OBAMA: But just one last point I want to make.
We are seeing Al Qaida stronger now than at any time since 2001. That is a significant threat that has to be dealt with. Because we have been distracted, we have ended up seeing a more dangerous situation, and so we are not — this is not just a matter of who is right and who is wrong about having gone to war or the surge. It’s also, how do we deal with the future threats? And as long as we’re bogged down in Iraq, we are not going to be able to deal with those future threats.
BLITZER: Senator Clinton, do you want to respond to Senator Edwards asking you whether you’re ready to commit to all combat troops being out of Iraq within a year?
CLINTON: What I have said is that I will move as quickly as possible. I hope to have nearly all out within a year.
We don’t know what we’re going to inherent from President Bush, but there is a big problem looming on the horizon that we had better pay attention to, and that is President Bush is intent upon negotiating a long-term agreement with Iraq which would have permanent bases, permanent troop presence.

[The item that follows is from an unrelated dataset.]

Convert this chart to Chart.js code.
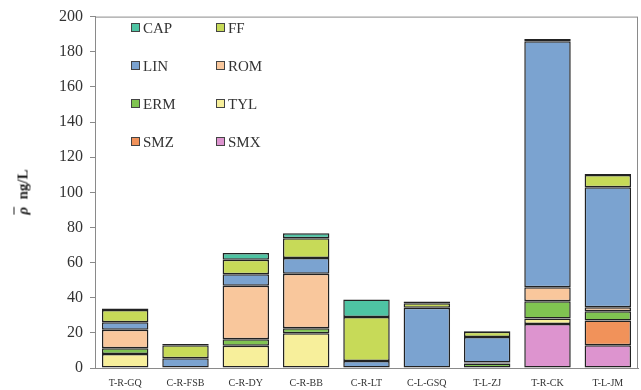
<!DOCTYPE html>
<html>
<head>
<meta charset="utf-8">
<script src="https://cdn.jsdelivr.net/npm/chart.js@4.4.1/dist/chart.umd.min.js"></script>
<style>
  html, body { margin: 0; padding: 0; background: #fff; }
  #wrap { position: relative; width: 641px; height: 390px; }
  #ytitle {
    position: absolute; left: 23px; top: 192px;
    transform: translate(-50%, -50%) rotate(-90deg);
    font-family: "Liberation Serif", serif; font-weight: bold; font-size: 15px;
    color: #222; white-space: nowrap;
  }
  #ytitle i { text-decoration: overline; }
  #legend { position: absolute; left: 131px; top: 20px; font-family: "Liberation Serif", serif; font-size: 15px; color: #333; }
  .item { position: absolute; white-space: nowrap; line-height: 16px; }
  .box { display: inline-block; width: 7px; height: 7px; border: 1px solid #444; margin-right: 3px; vertical-align: 1px; }
</style>
</head>
<body>
<div id="wrap">
  <canvas id="chart" width="641" height="390"></canvas>
  <div id="ytitle"><i>ρ</i>&nbsp; ng/L</div>
  <div id="legend"></div>
</div>
<script>
const sites = ['T-R-GQ', 'C-R-FSB', 'C-R-DY', 'C-R-BB', 'C-R-LT', 'C-L-GSQ', 'T-L-ZJ', 'T-R-CK', 'T-L-JM'];

// stacked bottom -> top
const SMX = [0, 0, 0, 0, 0, 0, 0, 25, 13];
const SMZ = [0, 0, 0, 0, 0, 0, 0, 0, 14];
const TYL = [8, 0, 12.7, 19.8, 0, 0, 0, 3.2, 0];
const ERM = [3.3, 0, 3.6, 2.8, 0, 0, 2.6, 9.8, 5.3];
const ROM = [10.5, 0, 30.5, 31, 0, 0, 0.6, 8, 2.3];
const LIN = [4.2, 5.5, 6.5, 9, 4, 34.3, 14.5, 140, 68.3];
const FF = [7, 7.5, 8.3, 11.3, 25, 2.5, 3, 0, 7];
const CAP = [0.8, 0.7, 3.8, 2.8, 10, 1, 0.3, 1.3, 0.5];

const yTicks = [0, 20, 40, 60, 80, 100, 120, 140, 160, 180, 200];

const series = [
  { label: 'SMX', data: SMX, color: '#dd94cf' },
  { label: 'SMZ', data: SMZ, color: '#f1925a' },
  { label: 'TYL', data: TYL, color: '#f7ef9b' },
  { label: 'ERM', data: ERM, color: '#80c451' },
  { label: 'ROM', data: ROM, color: '#f9c79c' },
  { label: 'LIN', data: LIN, color: '#7ba3d0' },
  { label: 'FF', data: FF, color: '#c7da58' },
  { label: 'CAP', data: CAP, color: '#4ec4a3' }
];

// legend order as in the figure: two columns
const legendOrder = ['CAP', 'FF', 'LIN', 'ROM', 'ERM', 'TYL', 'SMZ', 'SMX'];
const legend = document.getElementById('legend');
legendOrder.forEach((name, i) => {
  const s = series.find(d => d.label === name);
  const el = document.createElement('div');
  el.className = 'item';
  el.style.left = (i % 2) * 85 + 'px';
  el.style.top = Math.floor(i / 2) * 38 + 'px';
  el.innerHTML = '<span class="box" style="background:' + s.color + '"></span>' + name;
  legend.appendChild(el);
});

const frame = {
  id: 'frame',
  afterDatasetsDraw(chart) {
    const a = chart.chartArea;
    const ctx = chart.ctx;
    ctx.save();
    ctx.strokeStyle = '#8a8a8a';
    ctx.lineWidth = 1;
    ctx.strokeRect(a.left + 0.5, a.top + 0.5, a.right - a.left - 1, a.bottom - a.top);
    ctx.restore();
  }
};

new Chart(document.getElementById('chart'), {
  type: 'bar',
  data: {
    labels: sites,
    datasets: series.map(s => ({
      label: s.label,
      data: s.data.map(v => v === 0 ? null : v),
      backgroundColor: s.color,
      borderColor: '#222',
      borderWidth: 1.5,
      borderSkipped: false,
      categoryPercentage: 1,
      barPercentage: 0.77
    }))
  },
  options: {
    responsive: false,
    animation: false,
    layout: { padding: { left: 40, top: 8, right: 3, bottom: 0 } },
    plugins: { legend: { display: false }, tooltip: { enabled: false } },
    scales: {
      x: {
        stacked: true,
        grid: { display: false },
        border: { color: '#8a8a8a' },
        afterFit: axis => { axis.height = 22; },
        ticks: { color: '#333', padding: 1, font: { family: 'Liberation Serif', size: 10 } }
      },
      y: {
        stacked: true,
        min: 0, max: 200,
        afterBuildTicks: axis => { axis.ticks = yTicks.map(v => ({ value: v })); },
        afterFit: axis => { axis.width = 55; },
        grid: { drawOnChartArea: false, drawTicks: true, tickLength: 5, color: '#8a8a8a' },
        border: { color: '#8a8a8a' },
        ticks: { color: '#333', padding: 7, font: { family: 'Liberation Serif', size: 16 } }
      }
    }
  },
  plugins: [frame]
});
</script>
</body>
</html>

And he claims he does not need to come to the United States Congress to get permission, he only needs to go to the Iraqi parliament.
That is his stated public position. He was recently in the region, and it is clear that he intends to push forward on this to try to bind the United States government and his successor to his failed policy.
I have been strongly opposed to that. We should not be planning permanent bases and long-term troop commitments.
CLINTON: Obviously, we’ve got to rein in…
… President Bush. And I’ve proposed legislation and I know that members of the Congressional Black Caucus are looking at this, as well. We need legislation in a hurry which says, “No, Mr. Bush, you are the president of the United States of America. You cannot bind our country without coming to the United States Congress.” This is a treaty…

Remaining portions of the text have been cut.